Ao Viva, o conselheiro Guilherme Feliciano, representante do CNJ no comitê, afirmou que a instituição "não aceita retrocessos em relação a nenhum grupo de pessoas com deficiência, tampouco os autistas".

Reconheceu, contudo, que há uma tendência internacional de adotar o critério biopsicossocial, que envolve avaliação multiprofissional, com médicos, psicólogos, fonoaudiólogos, fisioterapeutas e outros, mas que isso não deve prejudicar os direitos de quem já tem essa condição reconhecida por meio apenas de critérios biomédicos. 
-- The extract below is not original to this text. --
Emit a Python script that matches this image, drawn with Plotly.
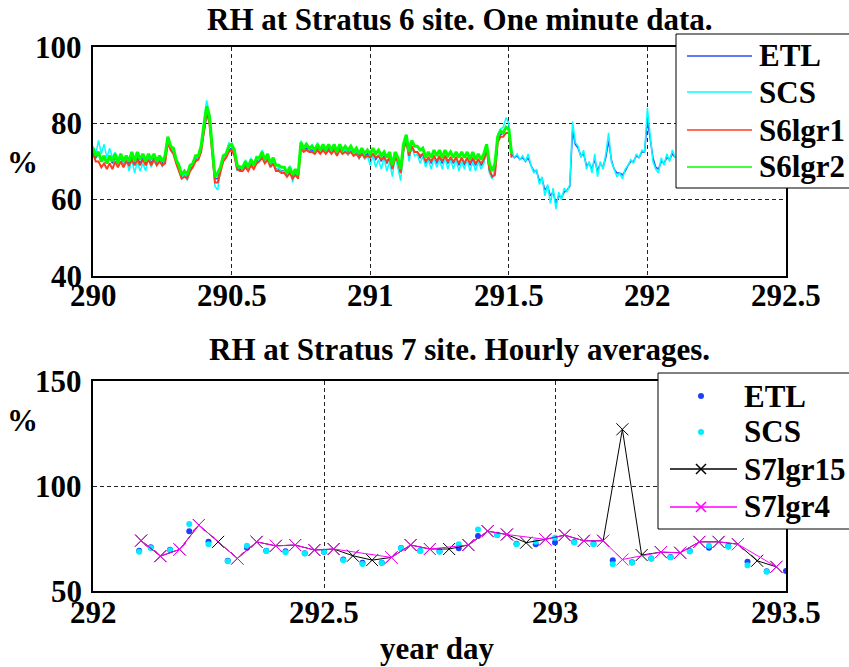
import numpy as np
import plotly.graph_objects as go

# ---------------- Stratus 6: one-minute RH (sampled every 0.01 day) ----------------
t0_s6 = 290.0
dt_s6 = 0.01

s6_etl = [
    72.5, 71, 72, 70, 71, 69.5, 71, 69.5, 71, 69.5,
    71, 69.5, 70.5, 69.5, 71, 69.5, 71, 69.5, 71, 69.5,
    71, 69.5, 71, 69.5, 70.5, 69.5, 70, 75.5, 73.5, 72.5,
    70, 68, 66, 66.5, 66, 68, 69, 70.5, 71, 73,
    77, 82, 81, 73, 65.5, 65.5, 68, 70.5, 71.5, 73,
    73.5, 72, 68.5, 68, 68, 69, 68, 69.5, 68.5, 70,
    70.5, 71.5, 70, 71, 69, 70, 68, 68, 67.5, 67.5,
    66.5, 67.5, 66, 67, 66, 74, 73, 73.5, 73, 73,
    72.5, 73.5, 72.5, 73.5, 72.5, 73.5, 72.5, 73.5, 72, 73.5,
    72.5, 73, 72.5, 73, 72, 72.5, 71.5, 72.5, 71.5, 72,
    71, 72, 70.5, 71.5, 70, 71.5, 69.5, 71, 68, 71,
    69.5, 67, 73, 75.5, 71, 74, 72.5, 72.5, 71, 72,
    69.5, 71, 69.5, 71.5, 69.5, 71, 69.5, 71.5, 69.5, 71,
    69.5, 71, 69, 71, 69, 71, 69, 70.5, 69, 70.5,
    69, 70, 73.5, 67.5, 66, 67, 75.5, 77, 77.5, 79,
    78.5, 72, 71, 71.5, 70.5, 71, 70, 71, 69, 67.5,
    67.5, 65, 65.5, 62.5, 63.5, 61, 62, 59, 61, 60.5,
    62, 62.5, 63.5, 78, 74.5, 73.5, 71.5, 72, 69, 69.5,
    68, 70.5, 67.5, 69.5, 68.5, 71, 75.5, 70.5, 68, 67,
    67, 66.5, 67.5, 69, 70, 70, 71.5, 71, 72.5, 72.5,
    81, 76, 71, 68.5, 68, 70, 69.5, 71, 70.5, 72,
    71,
]

s6_scs = [
    74, 72, 75.5, 72, 74.5, 71, 73.5, 71, 72.5, 70.5,
    72, 69.5, 71, 67.5, 70.5, 67, 70, 67.5, 69.5, 67.5,
    71, 68.5, 70.5, 69, 71, 68.5, 70.5, 76, 74.5, 72,
    70.5, 67.5, 65.5, 67, 65, 68.5, 69, 71.5, 70.5, 73,
    80.5, 86, 82.5, 72.5, 63.5, 62.5, 68, 70.5, 71.5, 75,
    74, 72, 67.5, 69, 67.5, 70.5, 67.5, 71, 68.5, 71.5,
    70, 73, 69.5, 72, 68.5, 70.5, 67.5, 68.5, 67, 67.5,
    66, 69, 64.5, 67.5, 65.5, 75.5, 73, 75, 73, 74.5,
    72.5, 75, 72.5, 74, 72, 74.5, 72.5, 74, 72, 74.5,
    72, 73.5, 71.5, 73.5, 71.5, 73, 70.5, 72.5, 70.5, 71.5,
    69, 71.5, 68.5, 70.5, 68, 71, 67.5, 70, 66, 71.5,
    68, 65, 72.5, 76.5, 70, 74, 71.5, 72, 69.5, 71.5,
    68.5, 70.5, 68, 71, 68.5, 70.5, 68, 71, 68, 70.5,
    68, 70.5, 67.5, 70, 68, 70.5, 67.5, 70, 67.5, 70,
    68, 69.5, 74.5, 67, 65.5, 68, 77, 78.5, 79, 81.5,
    80, 73, 71, 72, 70.5, 71.5, 70, 72, 69, 67,
    68, 64, 66, 61, 64, 59, 63, 57.5, 62, 60,
    63, 62, 64, 80.5, 75, 74, 71, 73, 68, 70,
    67, 72, 66, 70, 68, 72, 77.5, 70, 68, 66,
    67, 65.5, 68, 69, 70.5, 69.5, 72, 71, 73, 72.5,
    84, 76, 70, 68, 67, 71, 69, 72, 70, 73,
    71,
]

s6_lgr1 = [
    72, 70, 70, 68.5, 69.5, 68, 69.5, 68, 70, 68.5,
    70, 68.5, 70, 69, 70.5, 69, 70.5, 69, 70.5, 69,
    70.5, 69, 70.5, 69, 70, 69, 69.5, 75, 73, 72,
    69.5, 67.5, 65.5, 66, 65.5, 67.5, 68.5, 70, 70.5, 72.5,
    78, 83, 80, 72, 64.5, 64.5, 67.5, 70, 71, 72.5,
    73, 71.5, 68, 67.5, 67.5, 68.5, 67.5, 69, 68, 69.5,
    70, 71, 69.5, 70.5, 68.5, 69.5, 67.5, 67.5, 67, 67,
    66, 67, 65.5, 66.5, 65.5, 73.5, 72.5, 73, 72.5, 72.5,
    72, 73, 72, 73, 72, 73, 72, 73, 71.5, 73,
    72, 72.5, 72, 72.5, 71.5, 72, 71, 72, 71, 71.5,
    71, 72, 71, 71.5, 70.5, 71, 70, 71, 68, 71,
    70, 67, 73, 75.5, 71.5, 74, 72.5, 72.5, 71.5, 72,
    70, 71, 70, 71.5, 70, 71.5, 70, 71.5, 70, 71,
    70, 71, 69.5, 71, 69.5, 71, 69.5, 71, 69.5, 70.5,
    69.5, 70.5, 73, 68, 66, 66.5, 75, 76.5, 76.5, 77.5,
    77.5, 71,
]

s6_lgr2 = [
    73.5, 71.5, 72.5, 70, 71.5, 69.5, 71.5, 70, 72, 69.5,
    72, 70, 71.5, 70, 72.5, 70, 72.5, 70.5, 72, 70,
    72, 70.5, 72, 70, 71.5, 70, 71.5, 76.5, 74, 73.5,
    70.5, 69, 66.5, 67.5, 66.5, 69, 69.5, 71.5, 71.5, 74,
    79.5, 84.5, 82, 74, 66, 67, 68.5, 71.5, 72, 74,
    74.5, 73, 69, 68.5, 68.5, 70, 68.5, 70.5, 69, 71,
    71, 72.5, 70.5, 72, 69.5, 71, 69, 69, 68.5, 68.5,
    67, 68.5, 66.5, 68, 66.5, 75, 73.5, 74.5, 73.5, 74,
    73, 74.5, 73, 74.5, 73, 74.5, 73, 74.5, 72.5, 74.5,
    73, 74, 73, 74, 72.5, 73.5, 72, 73.5, 72, 73,
    72, 73.5, 72, 73, 71.5, 72.5, 71, 72.5, 69, 72.5,
    71, 68, 74.5, 77, 72.5, 75.5, 74, 74, 73, 73.5,
    71, 72.5, 71, 73, 71.5, 73, 71, 73, 71.5, 72.5,
    71, 72.5, 71, 72.5, 71, 72.5, 70.5, 72.5, 70.5, 72,
    70.5, 72, 74.5, 69.5, 67.5, 69.5, 76.5, 78, 77.5, 79,
    78.5, 72,
]

s6_xticks = [290, 290.5, 291, 291.5, 292, 292.5]
s6_yticks = [40, 60, 80, 100]

# ---------------- Stratus 7: hourly averages ----------------
s7_dot_hours = [2.4] + list(range(3, 37))
s7_etl = [69.2, 70.8, 69.6, 78.5, 73.4, 64.4, 70.6, 69.2, 68.9, 68.0,
          68.7, 65.0, 63.5, 63.5, 70.5, 69.2, 68.9, 70.3, 76.2, 76.8,
          72.5, 72.3, 73.1, 73.3, 72.5, 64.7, 63.7, 65.5, 66.2, 69.0,
          70.6, 71.3, 63.9, 59.4, 59.5]
s7_scs = [68.7, 70.5, 69.4, 81.9, 72.3, 64.2, 71.5, 69.0, 68.5, 67.9,
          68.7, 64.7, 62.8, 63.3, 70.3, 69.0, 68.7, 72.3, 79.3, 76.6,
          72.3, 73.4, 75.4, 73.1, 72.3, 62.7, 63.5, 65.5, 66.0, 68.8,
          71.5, 71.1, 62.3, 59.2]

s7_lgr_hours = [h + 0.5 for h in range(2, 36)]
s7_lgr15 = [74, 66.6, 69.8, 81.4, 73.4, 65.5, 73.4, 71.5, 71.9, 69.5,
            70, 66.8, 64.7, 66, 71.9, 70, 70, 71.9, 78.5, 76.9,
            73, 74.6, 76.6, 73.9, 73.9, 127, 67.1, 68.5, 68.2, 73.4,
            73.4, 72.3, 64.4, 61.5]
s7_lgr4 = [74, 66.6, 69.8, 81.4, None, 65.5, 73.4, 71.5, 71.9, 69.5,
           70, None, None, 66, 71.9, 70, None, 71.9, 78.5, 76.9,
           None, 74.6, 76.6, 73.9, 73.9, 65, None, 68.5, 68.2, 73.4,
           73.4, 72.3, None, 61.5]

s7_xticks = [292, 292.5, 293, 293.5]
s7_yticks = [50, 100, 150]


def s6_days(values):
    return np.round(t0_s6 + dt_s6 * np.arange(len(values)), 2)


def hour_to_day(hours, day0=292.0):
    return [day0 + h / 24.0 for h in hours]


def fmt(v):
    return f"{v:g}"


FONT = "Times New Roman"
W, H = 849, 667


def px(x):
    return x / W


def py(y):
    return 1 - y / H


fig = go.Figure()

# top panel
s6_series = [("ETL", s6_etl, "#2a4bff", 1.5),
             ("SCS", s6_scs, "#00ffff", 1.5),
             ("S6lgr1", s6_lgr1, "#ff3b1f", 2),
             ("S6lgr2", s6_lgr2, "#00ff00", 3)]
for name, vals, color, width in s6_series:
    fig.add_trace(go.Scatter(x=s6_days(vals), y=vals, mode="lines", name=name,
                             line=dict(color=color, width=width),
                             xaxis="x", yaxis="y"))

# bottom panel
fig.add_trace(go.Scatter(x=hour_to_day(s7_dot_hours), y=s7_etl, mode="markers", name="ETL",
                         marker=dict(color="#1f3fff", size=6), xaxis="x2", yaxis="y2"))
fig.add_trace(go.Scatter(x=hour_to_day(s7_dot_hours[:len(s7_scs)]), y=s7_scs, mode="markers", name="SCS",
                         marker=dict(color="#00eeff", size=6), xaxis="x2", yaxis="y2"))
fig.add_trace(go.Scatter(x=hour_to_day(s7_lgr_hours), y=s7_lgr15, mode="lines+markers", name="S7lgr15",
                         line=dict(color="black", width=1),
                         marker=dict(symbol="x-thin", size=12, color="black",
                                     line=dict(color="black", width=1)),
                         xaxis="x2", yaxis="y2"))
fig.add_trace(go.Scatter(x=hour_to_day(s7_lgr_hours), y=s7_lgr4, mode="lines+markers", name="S7lgr4",
                         connectgaps=True,
                         line=dict(color="#ff00ff", width=1),
                         marker=dict(symbol="x-thin", size=12, color="#ff00ff",
                                     line=dict(color="#ff00ff", width=1)),
                         xaxis="x2", yaxis="y2"))

common = dict(showgrid=True, gridcolor="#222222", gridwidth=1, griddash="4px,3px",
              showline=True, mirror=True, linecolor="black", linewidth=1.5,
              zeroline=False, ticks="", showticklabels=False)

fig.update_layout(
    template="none",
    width=W, height=H,
    margin=dict(l=0, r=0, t=0, b=0, autoexpand=False),
    paper_bgcolor="white", plot_bgcolor="white",
    font=dict(family=FONT, color="black"),
    showlegend=False,
    xaxis=dict(domain=[px(93), px(786)], range=[290, 292.5], anchor="y",
               tickvals=s6_xticks, **common),
    yaxis=dict(domain=[py(276), py(47)], range=[40, 100], anchor="x",
               tickvals=s6_yticks, **common),
    xaxis2=dict(domain=[px(93), px(786)], range=[292, 293.5], anchor="y2",
                tickvals=s7_xticks, **common),
    yaxis2=dict(domain=[py(591), py(381)], range=[50, 150], anchor="x2",
                tickvals=s7_yticks, **common),
)

txt_font = dict(family=FONT, size=31, color="black", weight="bold")


def text(label, x, y, xref="paper", yref="paper", xanchor="center"):
    fig.add_annotation(text=label, x=x, y=y, xref=xref, yref=yref, xanchor=xanchor,
                       yanchor="middle", showarrow=False, font=txt_font)


# tick labels placed through each axis' own scale
for v in s6_xticks:
    text(fmt(v), v, py(295), xref="x")
for v in s6_yticks:
    text(fmt(v), px(84), v, yref="y", xanchor="right")
for v in s7_xticks:
    text(fmt(v), v, py(612), xref="x2")
for v in s7_yticks:
    text(fmt(v), px(84), v, yref="y2", xanchor="right")

text("RH at Stratus 6 site. One minute data.", px(460), py(19))
text("RH at Stratus 7 site. Hourly averages.", px(460), py(349))
text("%", px(22), py(162))
text("%", px(22), py(420))
text("year day", px(437), py(648))


# legend boxes
def box(x0, y0, y1):
    fig.add_shape(type="rect", xref="paper", yref="paper", layer="above",
                  x0=px(x0), x1=px(W + 20), y0=py(y1), y1=py(y0),
                  line=dict(color="black", width=1), fillcolor="white")


def seg(x0, y0, x1, y1, color):
    fig.add_shape(type="line", xref="paper", yref="paper", layer="above",
                  x0=px(x0), x1=px(x1), y0=py(y0), y1=py(y1),
                  line=dict(color=color, width=1.5))


box(676, 34, 188)
for (name, _, color, _), yy in zip(s6_series, [56, 92, 130, 167]):
    seg(687, yy, 752, yy, color)
    text(name, px(757), py(yy), xanchor="left")

box(658, 373, 529)
s7_legend = [("ETL", "#1f3fff", "dot", 396), ("SCS", "#00eeff", "dot", 432),
             ("S7lgr15", "black", "xline", 469), ("S7lgr4", "#ff00ff", "xline", 507)]
for name, color, kind, yy in s7_legend:
    if kind == "dot":
        fig.add_shape(type="circle", xref="paper", yref="paper", layer="above",
                      x0=px(698), x1=px(704), y0=py(yy + 3), y1=py(yy - 3),
                      fillcolor=color, line=dict(color=color, width=0))
    else:
        seg(670, yy, 737, yy, color)
        seg(696, yy - 5, 706, yy + 5, color)
        seg(696, yy + 5, 706, yy - 5, color)
    text(name, px(742), py(yy), xanchor="left")

fig.write_html("out.html")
"A partir da convenção de Nova York, que o Brasil ratificou e internalizou em seu sistema jurídico, tratar de deficiência é, em larga medida, tratar das barreiras que a sociedade oferece às pessoas com deficiências. Reconhecer essas barreiras e aferir o quanto essas pessoas têm de dificuldades, no dia a dia, em função da sua condição - e não necessariamente de uma suposta 'doença' - é algo que exige uma avaliação para além da questão médica; por isso mesmo, busca-se uma avaliação biopsicossocial.[....] Mas em nenhum aspecto o comitê pretende retroceder em direitos ou revogar qualquer ponto da Lei Berenice Piana que projeta pessoas com TEA, nem abonaríamos isso", concluiu.